La nomination d’un profil technocratique comme le sien peut laisser présager que Michelle Bachelet n’envisage finalement pas une transformation profonde du modèle, mais plutôt sa modernisation ou son updating. Une bonne partie des sept millions de dollars dépensés pendant sa campagne provient du monde de l’entreprise à qui elle devra inévitablement rendre des comptes. Ce constat amène le spécialiste de la politique chilienne, Franck Gaudichaud à conclure que : « Le programme de Bachelet esquive ou même rejette les transformations structurelles profondes pour se concentrer sur la modernisation des politiques fiscales, éducationnelles et institutionnelles.

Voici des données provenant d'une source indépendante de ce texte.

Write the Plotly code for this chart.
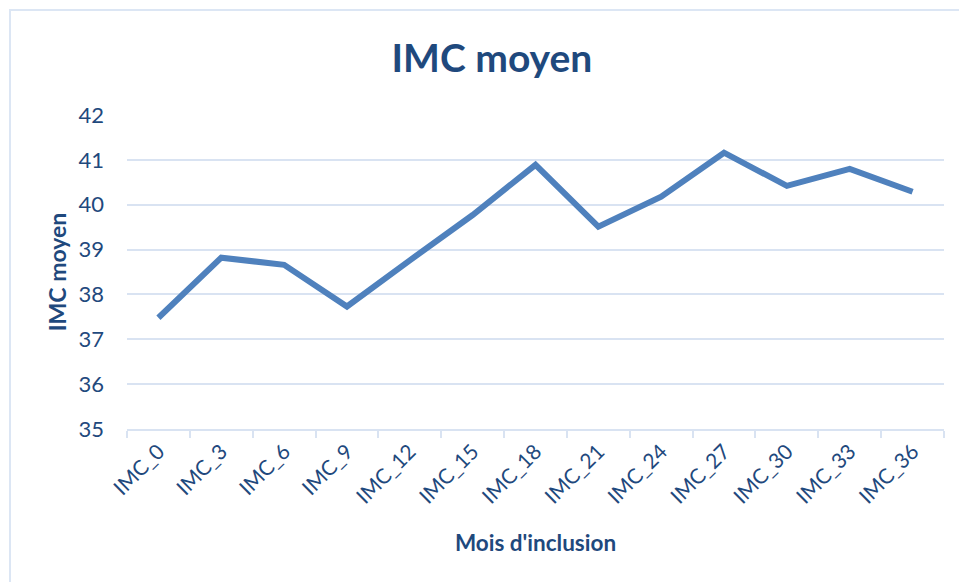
import plotly.graph_objects as go

mois = ["IMC_0", "IMC_3", "IMC_6", "IMC_9", "IMC_12", "IMC_15", "IMC_18",
        "IMC_21", "IMC_24", "IMC_27", "IMC_30", "IMC_33", "IMC_36"]
imc = [37.48, 38.82, 38.66, 37.73, 38.76, 39.77, 40.89,
       39.51, 40.18, 41.16, 40.42, 40.80, 40.29]
y_ticks = [35, 36, 37, 38, 39, 40, 41, 42]

txt = "#1F497D"
grid = "#D9E3F2"
font = "Lato"

fig = go.Figure()
fig.add_trace(go.Scatter(x=mois, y=imc, mode="lines",
                         line=dict(color="#4F81BD", width=6),
                         hoverinfo="x+y"))

fig.update_layout(
    width=959, height=582,
    margin=dict(l=127, r=15, t=115, b=153, autoexpand=False),
    paper_bgcolor="white", plot_bgcolor="white",
    showlegend=False,
    title=dict(text="<b>IMC moyen</b>", x=0.513, xanchor="center",
               y=0.9, yanchor="middle",
               font=dict(family=font, size=39, color=txt)),
    font=dict(family=font, color=txt),
)
fig.update_xaxes(
    type="category", range=[-0.5, len(mois) - 0.5],
    tickangle=-45, tickson="boundaries", automargin=False,
    ticks="outside", ticklen=7, tickcolor=grid, tickwidth=2,
    showline=True, linecolor=grid, linewidth=2,
    showgrid=False,
    tickfont=dict(family=font, size=21, color=txt),
    title=dict(text="<b>Mois d'inclusion</b>", standoff=28,
               font=dict(family=font, size=22.5, color=txt)),
)
fig.update_yaxes(
    range=[35, 42], tickvals=y_ticks, automargin=False,
    showgrid=True, gridcolor=grid, gridwidth=2,
    zeroline=False, showline=False, ticks="",
    ticklabelstandoff=22,
    tickfont=dict(family=font, size=22, color=txt),
    title=dict(text="<b>IMC moyen</b>", standoff=5,
               font=dict(family=font, size=23, color=txt)),
)
# light chart border, as in the reference
fig.add_shape(type="rect", xref="paper", yref="paper",
              x0=-0.1432, x1=1.03, y0=-0.52, y1=1.334,
              line=dict(color="#DCE6F4", width=2), layer="below")

fig.write_html("out.html", config={"displayModeBar": False},
               post_script="document.body.style.margin='0';")
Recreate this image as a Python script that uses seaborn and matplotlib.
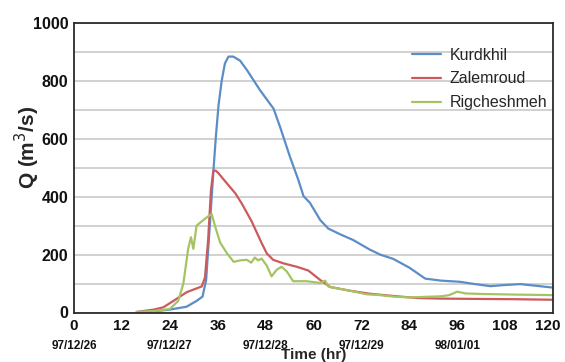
import numpy as np
import pandas as pd
import matplotlib
matplotlib.use("Agg")
import matplotlib.pyplot as plt
import matplotlib.transforms as mtransforms
from matplotlib.ticker import MultipleLocator
import seaborn as sns

# ---------------- data ----------------
kurdkhil_hr = [16, 20, 24, 28.2, 30.7, 32.2, 33.1, 33.9, 34.5, 34.9, 35.5, 36.2, 37, 37.8,
               38.7, 39.9, 41.6, 43.3, 46.6, 50, 51.6, 54.1, 56.2, 57.5, 59.1, 61.7, 63.7,
               66.7, 70, 74, 76.7, 80, 84, 88, 92, 96.7, 100, 104.3, 108, 111.8, 116, 120]
kurdkhil_q = [0, 4, 10, 20, 40, 55, 112, 275, 400, 484, 600, 715, 800, 860,
              884, 884, 870, 838, 768, 704, 642, 538, 458, 402, 379, 319, 290,
              270, 250, 218, 200, 185, 155, 117, 110, 106, 99, 91, 95, 98, 92, 86]

zalemroud_hr = [15.7, 20, 22.4, 24.9, 28.2, 32, 32.8, 33.6, 34.3, 34.9, 35.5, 36.2, 38.3,
                40.4, 42, 44.5, 47, 48.3, 49.9, 52.4, 55.8, 58.7, 61.7, 64.2, 69.2, 74,
                80, 86, 92, 100, 110, 120]
zalemroud_q = [2, 10, 18, 40, 70, 90, 120, 250, 420, 490, 490, 481, 446,
               412, 377, 315, 240, 204, 182, 170, 158, 145, 112, 88, 75, 65,
               57, 50, 48, 47, 46, 44]

rig_hr = [15.7, 20, 24, 26.1, 27.4, 28.6, 29.3, 29.9, 30.7, 32, 33.4, 34.5, 35.3, 36.6,
          38.3, 40, 41.6, 43.3, 44.4, 45.3, 46.1, 47, 48.3, 49.5, 50.8, 52, 53.3, 54.9,
          58.3, 61.7, 62.9, 63.7, 65, 69.2, 73.3, 76.7, 80, 84, 88, 92, 94, 96, 98,
          102, 110, 120]
rig_q = [2, 5, 12, 40, 100, 220, 260, 220, 300, 315, 330, 340, 300, 242,
         205, 175, 180, 182, 172, 190, 180, 186, 162, 125, 148, 158, 142, 108,
         108, 102, 110, 90, 86, 75, 63, 60, 55, 52, 54, 56, 60, 72, 66,
         64, 62, 60]

stations = ["Kurdkhil", "Zalemroud", "Rigcheshmeh"]
colors = ["#5b8dc6", "#cc5a5c", "#a4c462"]

x_ticks = [0, 12, 24, 36, 48, 60, 72, 84, 96, 108, 120]
y_ticks = [0, 200, 400, 600, 800, 1000]
date_pos = [0, 24, 48, 72, 96]
date_labels = ["97/12/26", "97/12/27", "97/12/28", "97/12/29", "98/01/01"]

df = pd.concat([
    pd.DataFrame({"hr": kurdkhil_hr, "Q": kurdkhil_q, "station": stations[0]}),
    pd.DataFrame({"hr": zalemroud_hr, "Q": zalemroud_q, "station": stations[1]}),
    pd.DataFrame({"hr": rig_hr, "Q": rig_q, "station": stations[2]}),
], ignore_index=True)

# ---------------- style ----------------
sns.set_style("white")
plt.rcParams["font.family"] = ["Liberation Sans", "DejaVu Sans"]

fig = plt.figure(figsize=(5.65, 3.62), dpi=100)
ax = fig.add_axes([74 / 565, (362 - 312.5) / 362, 479 / 565, 289.5 / 362])

# grid lines every 100
ax.yaxis.set_minor_locator(MultipleLocator(100))
ax.grid(True, axis="y", which="both", color="#c9c9c9", lw=1.2)
ax.grid(False, axis="x", which="both")
ax.set_axisbelow(True)

sns.lineplot(data=df, x="hr", y="Q", hue="station", hue_order=stations,
             palette=dict(zip(stations, colors)), sort=False, estimator=None,
             lw=1.6, ax=ax)

ax.set_xlim(0, 120)
ax.set_ylim(0, 1000)
ax.set_xticks(x_ticks)
ax.set_yticks(y_ticks)
ax.xaxis.set_minor_locator(MultipleLocator(1))

ax.tick_params(axis="x", which="major", labelsize=11, length=0, pad=5, colors="#111111")
ax.tick_params(axis="x", which="minor", direction="in", length=3, width=0.6, color="#9a9a9a")
ax.tick_params(axis="y", which="major", labelsize=11.5, length=3, pad=1, colors="#111111")
ax.tick_params(axis="y", which="minor", length=0)

for s in ax.spines.values():
    s.set_visible(True)
    s.set_color("#2b2b2b")
    s.set_linewidth(1.3)

# date labels under the hour ticks
for xp, dl in zip(date_pos, date_labels):
    ax.annotate(dl, xy=(xp, 0), xycoords=("data", "axes fraction"),
                xytext=(0, -19.5), textcoords="offset points",
                ha="center", va="top", fontsize=8.5, fontweight="bold", color="#111111")

ax.set_xlabel("Time (hr)", fontsize=11, fontweight="bold")
ax.xaxis.set_label_coords(0.5, -0.122)
ax.set_ylabel("Q (m$^3$/s)", fontsize=15, fontweight="bold")
ax.yaxis.set_label_coords(-0.066, 0.57)

leg = ax.legend(loc="upper left", bbox_to_anchor=(0.706, 0.915), frameon=False,
                fontsize=11.5, handlelength=1.8, handletextpad=0.55,
                labelspacing=0.55, borderpad=0, borderaxespad=0)
for h in leg.get_lines():
    h.set_linewidth(1.6)

# bold tick labels; nudge the last hour label so it stays inside the picture
for t in ax.xaxis.get_major_ticks() + ax.yaxis.get_major_ticks():
    t.label1.set_fontweight("bold")
last = ax.xaxis.get_major_ticks()[-1].label1
last.set_transform(last.get_transform() +
                   mtransforms.ScaledTranslation(-5 / 100, 0, fig.dpi_scale_trans))

fig.savefig("out.png", dpi=100, facecolor="white")
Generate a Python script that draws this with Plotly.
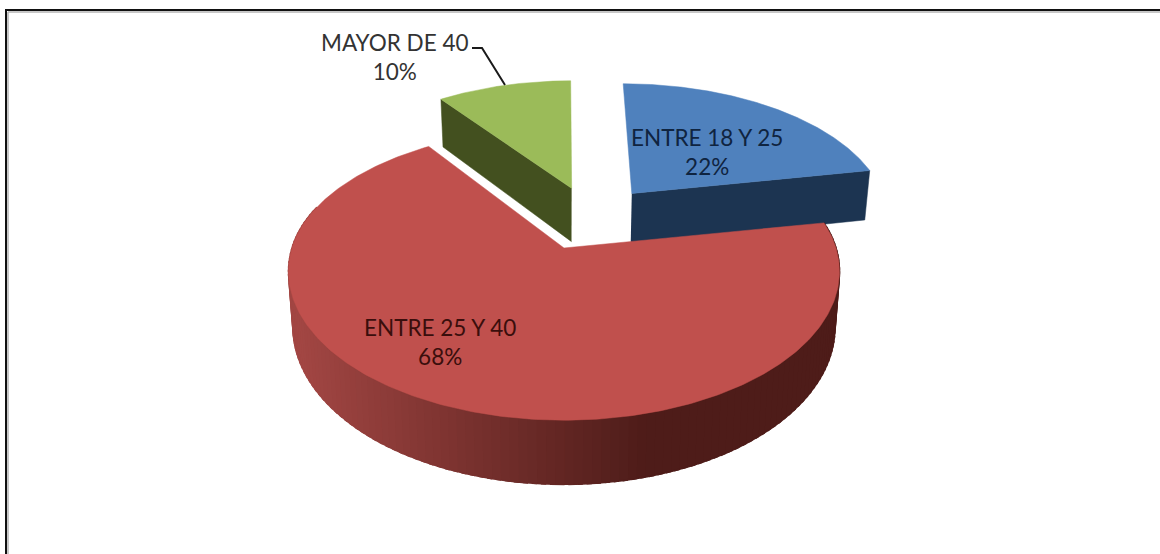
import numpy as np
import plotly.graph_objects as go

categories = ["ENTRE 18 Y 25", "ENTRE 25 Y 40", "MAYOR DE 40"]
values = [22, 68, 10]
percent_labels = ["22%", "68%", "10%"]

top_colors = ["#4F81BD", "#C0504D", "#9BBB59"]
side_colors = ["#1C3451", "#4E1C19", "#43501F"]
pulls = [(0.265, 0.40), (0.0, 0.0), (0.03, 0.44)]
radii = [0.98, 1.0, 0.97]
depths = [54.0, 54.0, 57.0]

CX, CY, A, B, K, SHRINK = 564.0, 248.0, 272.0, 145.0, 0.158, 0.0003
RED_END_NUDGE = 2.0   # degrees; the drawn cut sits a little past the rounded share
RED_BACK_SCALE = 0.95


def project(X, Y, z=0.0):
    d = 1 + K * Y
    return CX + A * X / d * (1 - SHRINK * z), CY + (-B * Y + z) / d


def mix(c1, c2, t):
    a = [int(c1[i:i + 2], 16) for i in (1, 3, 5)]
    b = [int(c2[i:i + 2], 16) for i in (1, 3, 5)]
    return "rgb(%d,%d,%d)" % tuple(round(p + (q - p) * t) for p, q in zip(a, b))


fig = go.Figure()


def poly(xs, ys, color, width=0.5):
    fig.add_trace(go.Scatter(x=list(xs), y=list(ys), mode="lines", fill="toself",
                             fillcolor=color, line=dict(color=color, width=width),
                             hoverinfo="skip", showlegend=False))


def draw_slice(i, t0, t1):
    if i == 1:
        t1 += RED_END_NUDGE
    th = np.radians(np.linspace(t0, t1, 300))
    ox, oy = pulls[i]
    r = radii[i]
    X = ox + r * np.sin(th)
    cos_part = np.cos(th)
    if i == 1:
        cos_part = np.where(cos_part > 0, cos_part * RED_BACK_SCALE, cos_part)
    Y = oy + r * cos_part
    dz = depths[i]
    ax, ay0 = project(ox, oy)
    ax1, ay1 = project(ox, oy, dz)
    if i in (0, 2):
        j = -1 if i == 0 else 0
        bx, by0 = project(X[j], Y[j])
        bx1, by1 = project(X[j], Y[j], dz)
        poly([ax, bx, bx1, ax1], [ay0, by0, by1, ay1], side_colors[i])
    else:
        keep = np.where(np.cos(th) < 0.3)[0]
        step = 2
        for k in keep[:-step:step]:
            m = min(k + step + 1, len(th) - 1)
            xa, ya0 = project(X[k], Y[k])
            xb, yb0 = project(X[m], Y[m])
            xa1, ya1 = project(X[k], Y[k], dz)
            xb1, yb1 = project(X[m], Y[m], dz)
            t = float(np.clip((xa - 300) / 350, 0, 1))
            poly([xa, xb, xb1, xa1], [ya0, yb0, yb1, ya1],
                 mix("#A24643", side_colors[1], t), width=1.6)
    xs, ys = project(X, Y)
    poly([ax] + list(xs) + [ax], [ay0] + list(ys) + [ay0], top_colors[i])


spans = []
start = 0.0
for v in values:
    end = start + v / sum(values) * 360
    spans.append((start, end))
    start = end

for i in (2, 0, 1):
    draw_slice(i, *spans[i])

# leader line for the smallest slice
fig.add_trace(go.Scatter(x=[472, 482, 505], y=[48, 48, 85], mode="lines",
                         line=dict(color="#1a1a1a", width=2),
                         hoverinfo="skip", showlegend=False))

label_pos = [(707, 152), (440, 342), (395, 57)]
label_col = ["#0F2440", "#3A0E0C", "#333333"]
for i, (lx, ly) in enumerate(label_pos):
    fig.add_annotation(x=lx, y=ly, text=f"{categories[i]}<br>{percent_labels[i]}",
                       showarrow=False, align="center",
                       font=dict(family="Lato, Open Sans, sans-serif", size=22.5, color=label_col[i]))

# Frame: top and left edges only are visible, with a soft grey inner edge
for kw, col, w in [
    (dict(x0=8, y0=12, x1=1160, y1=12), "#B5B5B5", 1.5),
    (dict(x0=8, y0=12, x1=8, y1=554), "#B5B5B5", 1.5),
    (dict(x0=5, y0=10, x1=1160, y1=10), "#111111", 2),
    (dict(x0=6, y0=10, x1=6, y1=554), "#111111", 2),
]:
    fig.add_shape(type="line", line=dict(color=col, width=w), **kw)

fig.update_layout(width=1160, height=554, margin=dict(l=0, r=0, t=0, b=0),
                  paper_bgcolor="white", plot_bgcolor="white", showlegend=False,
                  xaxis=dict(range=[0, 1160], visible=False, fixedrange=True),
                  yaxis=dict(range=[554, 0], visible=False, fixedrange=True))
fig.write_html("out.html", config=dict(displayModeBar=False),
               post_script="document.body.style.margin='0';document.body.style.overflow='hidden';")
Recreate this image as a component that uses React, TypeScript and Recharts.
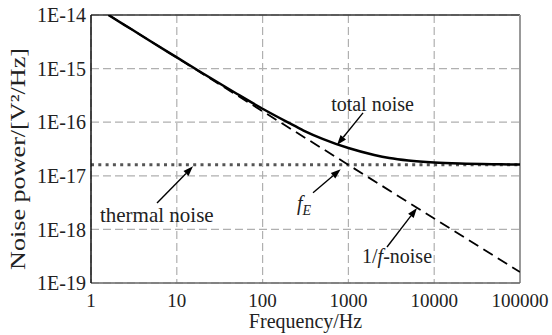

Il s’agira pour elle de maintenir cette démocratie néolibérale de basse intensité tout en tentant d’éviter une irruption non contrôlée des mouvements sociaux à l’agenda de son gouvernement8. » Une modération qui pourrait de la sorte approfondir une dépolitisation qui s’est déjà manifestée par une très forte abstention (60 %) lors du second tour des élections présidentielles.
- Michelle Bachelet l’emporte par 62 % contre 48 % pour Evelyn Matthei.
- Le concept néolibéral est souvent utilisé de manière parfois excessive en Europe pour définir des politiques libérales. Il n’en va pas de même au Chili où ce concept s’applique à une réalité historique, c’est-à-dire l’imposition d’un modèle d’État subsidiaire de nature non interventionniste.
- François Reman, « À la chilienne ? », La Revue nouvelle, décembre 2010.
- François Reman, « Chili. Plus qu’un mouvement étudiant », La Revue nouvelle, novembre 2011.
- Propos recueillis par l’auteur.
- Alberto Mayol, No al lucro, Ramdom House Mondadorie, Santiago du Chili, 2012.
- Propos recueillis par l’auteur.
- Franck Gaudichaud, « Chile y América Latina están en la mira », www.rebeligion.org.